A new observation technique has helped University scientists uncover the brightest extragalactic pulsar known, and it could even be the most luminous one ever found.
Since the Nobel Prize-winning discovery of pulsars in 1967, these unusual stars – themselves remnants of massive stars – have been an object of fascination.
Though 10 times brighter than any other pulsar detected outside our Galaxy, this new pulsar had not been seen before.
Led by the University of Sydney, an international research team used the ASKAP radio telescope, owned and operated by Australia’s national science agency, CSIRO, to find the pulsar. They applied a new and unusual method of seeking out pulsars – using the astronomical equivalent of ‘sunglasses’ to capture polarised light.
Lead researcher on the paper that describes the findings, published by the Astrophysics Journal, is University of Sydney PhD candidate and CSIRO researcher Yuanming Wang. She said this pulsar was an amazing surprise: “I didn’t expect to find a new pulsar, let alone the brightest. But with the new telescopes we now have access to, like ASKAP and its sunglasses, it really is possible.”
Professor Tara Murphy, from the Sydney Institute for Astronomy at the University of Sydney, leads the team who saw the first hints of this unusual pulsar in the ASKAP data and confirmed its existence with the South African Radio Astronomy Observatory’s MeerKAT radio telescope. She said we should expect to find more pulsars using this technique.
“This is the first time we have been able to search for a pulsar’s polarisation in a systematic and routine way.

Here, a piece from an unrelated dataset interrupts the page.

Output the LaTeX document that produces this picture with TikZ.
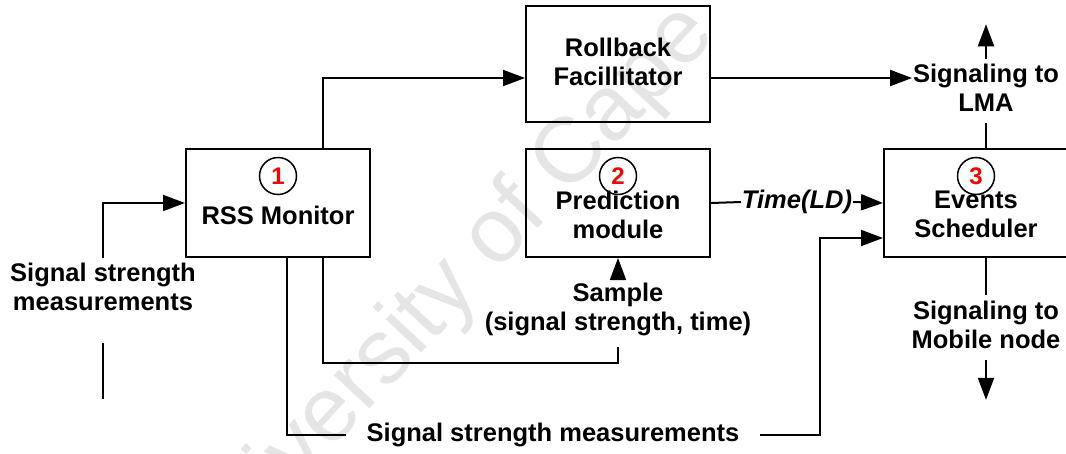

This pulsar doesn’t disappear from the sky for long, like most other pulsars, which is why it was missed in previous studies despite its astounding brightness.”
Professor Elaine Sadler, Chief Scientist of CSIRO’s Australia Telescope National Facility, which includes ASKAP and two other telescopes used in the study, said it is incredible that the first pulsar they found using this technique is an extreme one.
“This speaks to all the great things we can expect from our researchers and telescopes as they constantly find new ways to answer some of our biggest questions.”
A pulsar is a rapidly rotating neutron star that emits two beams of polarised radio light. As the beams flash across space, they create a unique timing and polarisation signature. Traditional methods of finding pulsars look for this flickering in telescope data but can miss those that are too fast or too slow. By looking instead for light that is polarised, pulsars outside the standard timing range can be found.
Before now, the bright spot in the radio data was overlooked as a distant galaxy.
Pulsars are currently being researched for their potential in helping random number generation and guidance systems for spacecraft. The more we find, the more options we have for future applications.